### To be done
Sift the listing for lines that hold the string "React" and pull them out.

### Provided data

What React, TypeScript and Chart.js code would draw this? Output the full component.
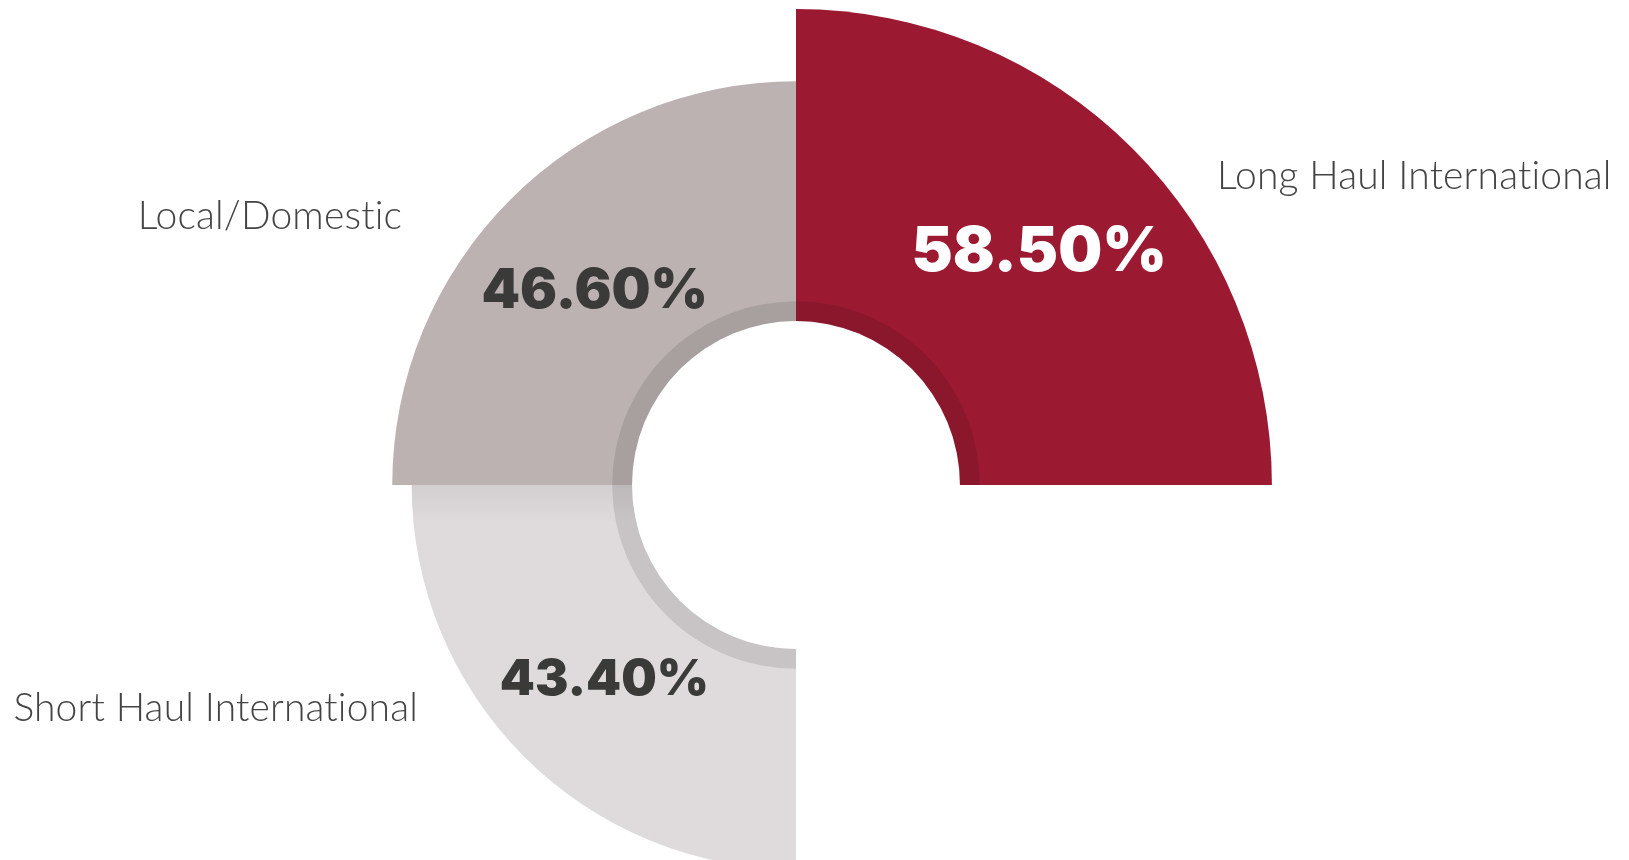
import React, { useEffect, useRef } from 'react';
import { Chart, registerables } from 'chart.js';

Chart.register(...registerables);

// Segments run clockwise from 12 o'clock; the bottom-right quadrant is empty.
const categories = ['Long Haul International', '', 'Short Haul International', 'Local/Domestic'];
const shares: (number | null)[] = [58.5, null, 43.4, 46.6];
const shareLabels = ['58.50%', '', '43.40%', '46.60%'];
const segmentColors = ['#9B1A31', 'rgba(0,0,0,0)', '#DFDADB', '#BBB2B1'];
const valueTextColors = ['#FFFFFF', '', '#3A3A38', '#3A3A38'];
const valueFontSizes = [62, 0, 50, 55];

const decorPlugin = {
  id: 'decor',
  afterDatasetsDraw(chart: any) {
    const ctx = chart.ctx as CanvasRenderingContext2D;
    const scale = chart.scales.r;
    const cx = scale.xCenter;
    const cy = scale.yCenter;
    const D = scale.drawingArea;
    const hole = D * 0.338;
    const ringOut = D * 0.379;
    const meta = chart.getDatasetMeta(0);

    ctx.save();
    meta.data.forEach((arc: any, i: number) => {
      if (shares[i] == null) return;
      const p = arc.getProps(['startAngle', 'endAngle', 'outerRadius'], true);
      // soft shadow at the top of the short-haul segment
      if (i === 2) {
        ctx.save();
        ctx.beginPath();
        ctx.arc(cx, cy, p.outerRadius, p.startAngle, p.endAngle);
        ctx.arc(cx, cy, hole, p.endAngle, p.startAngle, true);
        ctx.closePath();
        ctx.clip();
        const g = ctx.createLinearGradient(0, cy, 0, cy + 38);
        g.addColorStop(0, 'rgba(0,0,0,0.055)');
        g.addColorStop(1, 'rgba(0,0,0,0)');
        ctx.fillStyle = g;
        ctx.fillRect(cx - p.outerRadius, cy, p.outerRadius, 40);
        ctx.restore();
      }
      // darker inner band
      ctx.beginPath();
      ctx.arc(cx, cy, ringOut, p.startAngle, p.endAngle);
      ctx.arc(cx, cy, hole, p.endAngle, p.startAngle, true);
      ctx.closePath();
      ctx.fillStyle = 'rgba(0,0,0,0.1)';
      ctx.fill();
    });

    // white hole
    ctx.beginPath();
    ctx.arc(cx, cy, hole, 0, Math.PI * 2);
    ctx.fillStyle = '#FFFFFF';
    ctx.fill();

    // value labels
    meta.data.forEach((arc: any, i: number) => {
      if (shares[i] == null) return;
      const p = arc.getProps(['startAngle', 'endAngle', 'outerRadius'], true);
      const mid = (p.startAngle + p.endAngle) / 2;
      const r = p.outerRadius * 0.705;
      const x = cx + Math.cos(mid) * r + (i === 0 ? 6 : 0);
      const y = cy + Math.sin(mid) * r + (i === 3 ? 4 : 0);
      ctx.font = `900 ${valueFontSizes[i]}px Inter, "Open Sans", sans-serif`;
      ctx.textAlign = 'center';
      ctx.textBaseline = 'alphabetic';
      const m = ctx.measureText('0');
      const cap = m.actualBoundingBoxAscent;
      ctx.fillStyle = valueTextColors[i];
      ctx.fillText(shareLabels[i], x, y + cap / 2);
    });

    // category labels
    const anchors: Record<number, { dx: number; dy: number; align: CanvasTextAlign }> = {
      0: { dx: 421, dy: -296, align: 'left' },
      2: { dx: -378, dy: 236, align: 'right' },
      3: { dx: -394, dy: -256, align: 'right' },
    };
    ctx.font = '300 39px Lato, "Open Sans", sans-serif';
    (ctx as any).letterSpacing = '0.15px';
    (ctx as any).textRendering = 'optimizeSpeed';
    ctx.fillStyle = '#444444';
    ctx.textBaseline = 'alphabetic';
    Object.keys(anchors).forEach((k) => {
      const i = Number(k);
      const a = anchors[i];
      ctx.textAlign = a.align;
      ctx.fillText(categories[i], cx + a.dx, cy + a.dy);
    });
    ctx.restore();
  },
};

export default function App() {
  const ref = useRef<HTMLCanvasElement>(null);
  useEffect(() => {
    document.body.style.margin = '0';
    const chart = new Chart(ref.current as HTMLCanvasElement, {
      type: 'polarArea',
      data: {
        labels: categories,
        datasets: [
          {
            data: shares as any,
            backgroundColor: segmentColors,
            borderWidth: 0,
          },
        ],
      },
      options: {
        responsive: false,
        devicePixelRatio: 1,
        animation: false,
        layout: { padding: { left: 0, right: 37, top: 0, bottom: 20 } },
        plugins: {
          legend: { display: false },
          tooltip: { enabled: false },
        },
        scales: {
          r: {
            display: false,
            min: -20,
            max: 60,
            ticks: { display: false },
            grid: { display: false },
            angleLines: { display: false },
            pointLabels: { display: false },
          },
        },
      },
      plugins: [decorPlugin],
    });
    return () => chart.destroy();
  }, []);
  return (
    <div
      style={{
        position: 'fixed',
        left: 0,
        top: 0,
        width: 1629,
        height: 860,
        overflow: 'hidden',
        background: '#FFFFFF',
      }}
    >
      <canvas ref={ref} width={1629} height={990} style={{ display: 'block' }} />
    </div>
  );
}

### Solved exercise
What React, TypeScript and Chart.js code would draw this? Output the full component.
import React, { useEffect, useRef } from 'react';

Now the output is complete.